### Written exercise
Return precisely the span of lines from the top of the material below to the line containing "68.9, 70.1, 71.3];", both included. Pictures are excluded.

[Entries with chart source code]
· · · ·
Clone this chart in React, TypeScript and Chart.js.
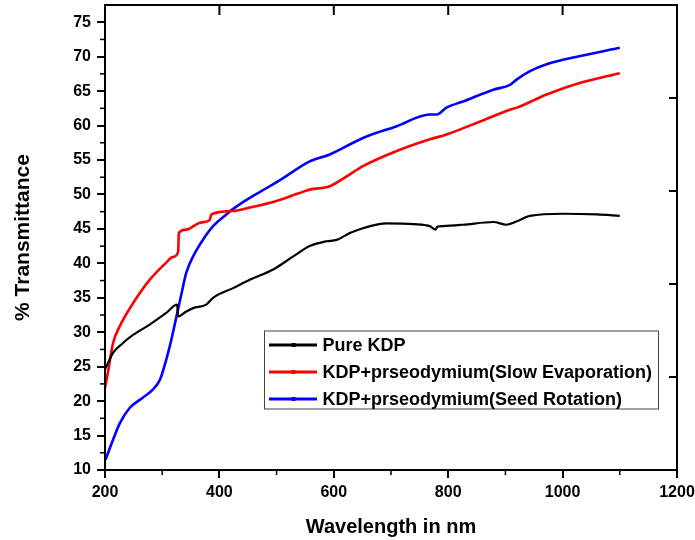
import React, { useEffect, useRef } from 'react';
import { Chart, registerables } from 'chart.js';

Chart.register(...registerables);

const seriesLabels = [
  'Pure KDP',
  'KDP+prseodymium(Slow Evaporation)',
  'KDP+prseodymium(Seed Rotation)',
];
const seriesColors = ['#000000', '#ff0000', '#0000ff'];

const pureX = [200, 205, 214, 231, 249, 278, 307, 326, 328, 342, 354, 377, 389, 424, 453, 494, 529, 558, 587, 605, 628, 651, 692, 739, 768, 778, 781, 791, 826, 879, 902, 920, 943, 1001, 1060, 1100];
const pureY = [24.6, 25.5, 27.0, 28.4, 29.6, 31.1, 32.8, 34.0, 32.3, 33.0, 33.5, 34.0, 35.0, 36.4, 37.6, 39.1, 41.0, 42.5, 43.2, 43.4, 44.4, 45.1, 45.8, 45.7, 45.4, 44.9, 45.3, 45.4, 45.6, 46.0, 45.6, 46.1, 46.9, 47.2, 47.1, 46.9];

const slowX = [200, 205, 214, 226, 249, 278, 307, 318, 328, 329, 342, 366, 383, 386, 424, 448, 494, 540, 558, 593, 622, 651, 710, 768, 797, 856, 908, 920, 972, 1031, 1100];
const slowY = [21.9, 24.1, 28.4, 30.9, 34.2, 37.6, 40.1, 40.9, 41.7, 44.4, 44.9, 45.9, 46.3, 47.1, 47.6, 48.0, 48.9, 50.2, 50.7, 51.2, 52.6, 54.1, 56.3, 58.0, 58.7, 60.6, 62.3, 62.6, 64.5, 66.2, 67.6];

const seedX = [201, 214, 226, 243, 266, 284, 296, 307, 316, 325, 334, 342, 354, 371, 389, 412, 424, 453, 482, 508, 558, 593, 651, 710, 768, 780, 797, 826, 879, 908, 920, 943, 972, 1031, 1100];
const seedY = [11.5, 14.4, 16.8, 19.0, 20.5, 21.7, 23.1, 26.0, 28.9, 32.3, 35.7, 38.6, 41.0, 43.4, 45.4, 47.1, 47.9, 49.5, 50.9, 52.2, 54.8, 55.8, 58.2, 59.9, 61.6, 61.6, 62.6, 63.5, 65.2, 65.9, 66.7, 67.9, 68.9, 70.1, 71.3];

const xMin = 200;
const xMax = 1200;
const xTickValues = [200, 400, 600, 800, 1000, 1200];
const xMinorTicks = [300, 500, 700, 900, 1100];
const xTopTicks = [400, 600, 800, 1000];
const yMin = 10;
const yMax = 77.5;
const yTickValues = [10, 15, 20, 25, 30, 35, 40, 45, 50, 55, 60, 65, 70, 75];
const yMinorTicks = [12.5, 17.5, 22.5, 27.5, 32.5, 37.5, 42.5, 47.5, 52.5, 57.5, 62.5, 67.5, 72.5];
const yRightTicks = [23.5, 37, 50.5, 64];

const FONT = "'Liberation Sans', Arial, sans-serif";

const framePlugin = {
  id: 'frame',
  afterDraw(chart: any) {
    const { ctx, chartArea } = chart;
    const { left, right, top, bottom } = chartArea;
    const xs = chart.scales.x;
    const ys = chart.scales.y;
    ctx.save();
    ctx.strokeStyle = '#000';
    ctx.lineWidth = 2;
    ctx.strokeRect(left, top, right - left, bottom - top);
    const seg = (x1: number, y1: number, x2: number, y2: number) => {
      ctx.beginPath();
      ctx.moveTo(x1, y1);
      ctx.lineTo(x2, y2);
      ctx.stroke();
    };
    ctx.lineWidth = 1.5;
    xMinorTicks.forEach((v) => {
      const px = xs.getPixelForValue(v);
      seg(px, bottom, px, bottom + 5);
    });
    yMinorTicks.forEach((v) => {
      const py = ys.getPixelForValue(v);
      seg(left - 5, py, left, py);
    });
    ctx.lineWidth = 2;
    xTopTicks.forEach((v) => {
      const px = xs.getPixelForValue(v);
      seg(px, top, px, top + 10);
    });
    yRightTicks.forEach((v) => {
      const py = ys.getPixelForValue(v);
      seg(right - 8, py, right, py);
    });

    // legend
    const bx = 264.5, by = 331, bw = 394, bh = 78;
    ctx.lineWidth = 1;
    ctx.strokeStyle = '#444';
    ctx.strokeRect(bx, by, bw, bh);
    const rows = [345, 372, 399];
    ctx.font = `bold 18px ${FONT}`;
    ctx.textBaseline = 'middle';
    ctx.textAlign = 'left';
    chart.data.datasets.forEach((ds: any, i: number) => {
      const cy = rows[i];
      ctx.strokeStyle = ds.borderColor;
      ctx.lineWidth = 3;
      seg(269, cy, 317, cy);
      ctx.fillStyle = ds.borderColor;
      ctx.fillRect(291.5, cy - 2, 4, 4);
      ctx.fillStyle = '#000';
      ctx.fillText(ds.label, 322.5, cy + 1);
    });
    ctx.restore();
  },
};

export default function App() {
  const ref = useRef<HTMLCanvasElement | null>(null);
  useEffect(() => {
    document.body.style.margin = '0';
    const canvas = ref.current;
    if (!canvas) return;
    const mk = (xs: number[], ys: number[]) => xs.map((x, i) => ({ x, y: ys[i] }));
    const datasets = [mk(pureX, pureY), mk(slowX, slowY), mk(seedX, seedY)].map((d, i) => ({
      label: seriesLabels[i],
      data: d,
      borderColor: seriesColors[i],
      backgroundColor: seriesColors[i],
      borderWidth: i === 0 ? 2.2 : 2.6,
      pointRadius: 0,
      cubicInterpolationMode: 'monotone' as const,
      fill: false,
    }));
    const chart = new Chart(canvas, {
      type: 'line',
      data: { datasets },
      options: {
        animation: false,
        responsive: false,
        devicePixelRatio: 1,
        layout: { padding: { left: 0, top: 5, right: 18, bottom: 0 } },
        plugins: {
          legend: { display: false },
          tooltip: { enabled: false },
        },
        scales: {
          x: {
            type: 'linear',
            min: xMin,
            max: xMax,
            afterBuildTicks: (s: any) => {
              s.ticks = xTickValues.map((v) => ({ value: v }));
            },
            ticks: {
              color: '#000',
              font: { family: FONT, size: 16, weight: 'bold' },
              padding: 5,
              maxRotation: 0,
              autoSkip: false,
              callback: (v: any) => String(v),
            },
            grid: { drawOnChartArea: false, tickLength: 8, lineWidth: 2, color: '#000' },
            border: { display: false },
            title: {
              display: true,
              text: 'Wavelength in nm',
              color: '#000',
              font: { family: FONT, size: 20, weight: 'bold' },
              padding: { top: 0, bottom: 1 },
            },
            afterFit: (s: any) => {
              s.height = 70;
              s.paddingLeft = 0;
              s.paddingRight = 0;
            },
          },
          y: {
            type: 'linear',
            min: yMin,
            max: yMax,
            afterBuildTicks: (s: any) => {
              s.ticks = yTickValues.map((v) => ({ value: v }));
            },
            ticks: {
              color: '#000',
              font: { family: FONT, size: 16, weight: 'bold' },
              padding: 6,
              autoSkip: false,
              callback: (v: any) => String(v),
            },
            grid: { drawOnChartArea: false, tickLength: 8, lineWidth: 2, color: '#000' },
            border: { display: false },
            title: {
              display: true,
              text: '% Transmittance',
              color: '#000',
              font: { family: FONT, size: 21, weight: 'bold' },
              padding: { top: 11, bottom: 0 },
            },
            afterFit: (s: any) => {
              s.width = 105;
              s.paddingTop = 0;
              s.paddingBottom = 0;
            },
          },
        },
      },
      plugins: [framePlugin],
    });
    return () => chart.destroy();
  }, []);
  return (
    <div style={{ width: 695, height: 540 }}>
      <canvas ref={ref} width={695} height={540} style={{ display: 'block' }} />
    </div>
  );
}
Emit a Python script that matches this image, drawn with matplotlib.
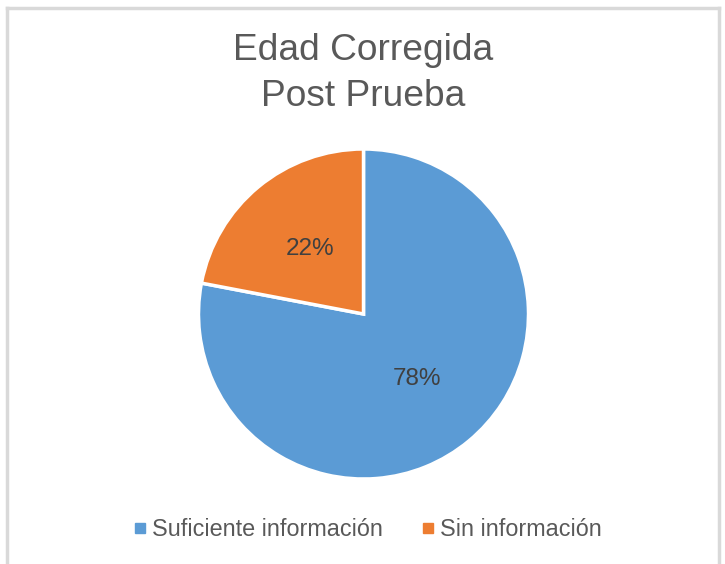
· · · ·
### The result
Clone this chart in React, TypeScript and Chart.js.
import React, { useEffect, useRef } from 'react';
import { Chart, registerables } from 'chart.js';

Chart.register(...registerables);

const seriesLabels = [
  'Pure KDP',
  'KDP+prseodymium(Slow Evaporation)',
  'KDP+prseodymium(Seed Rotation)',
];
const seriesColors = ['#000000', '#ff0000', '#0000ff'];

const pureX = [200, 205, 214, 231, 249, 278, 307, 326, 328, 342, 354, 377, 389, 424, 453, 494, 529, 558, 587, 605, 628, 651, 692, 739, 768, 778, 781, 791, 826, 879, 902, 920, 943, 1001, 1060, 1100];
const pureY = [24.6, 25.5, 27.0, 28.4, 29.6, 31.1, 32.8, 34.0, 32.3, 33.0, 33.5, 34.0, 35.0, 36.4, 37.6, 39.1, 41.0, 42.5, 43.2, 43.4, 44.4, 45.1, 45.8, 45.7, 45.4, 44.9, 45.3, 45.4, 45.6, 46.0, 45.6, 46.1, 46.9, 47.2, 47.1, 46.9];

const slowX = [200, 205, 214, 226, 249, 278, 307, 318, 328, 329, 342, 366, 383, 386, 424, 448, 494, 540, 558, 593, 622, 651, 710, 768, 797, 856, 908, 920, 972, 1031, 1100];
const slowY = [21.9, 24.1, 28.4, 30.9, 34.2, 37.6, 40.1, 40.9, 41.7, 44.4, 44.9, 45.9, 46.3, 47.1, 47.6, 48.0, 48.9, 50.2, 50.7, 51.2, 52.6, 54.1, 56.3, 58.0, 58.7, 60.6, 62.3, 62.6, 64.5, 66.2, 67.6];

const seedX = [201, 214, 226, 243, 266, 284, 296, 307, 316, 325, 334, 342, 354, 371, 389, 412, 424, 453, 482, 508, 558, 593, 651, 710, 768, 780, 797, 826, 879, 908, 920, 943, 972, 1031, 1100];
const seedY = [11.5, 14.4, 16.8, 19.0, 20.5, 21.7, 23.1, 26.0, 28.9, 32.3, 35.7, 38.6, 41.0, 43.4, 45.4, 47.1, 47.9, 49.5, 50.9, 52.2, 54.8, 55.8, 58.2, 59.9, 61.6, 61.6, 62.6, 63.5, 65.2, 65.9, 66.7, 67.9, 68.9, 70.1, 71.3];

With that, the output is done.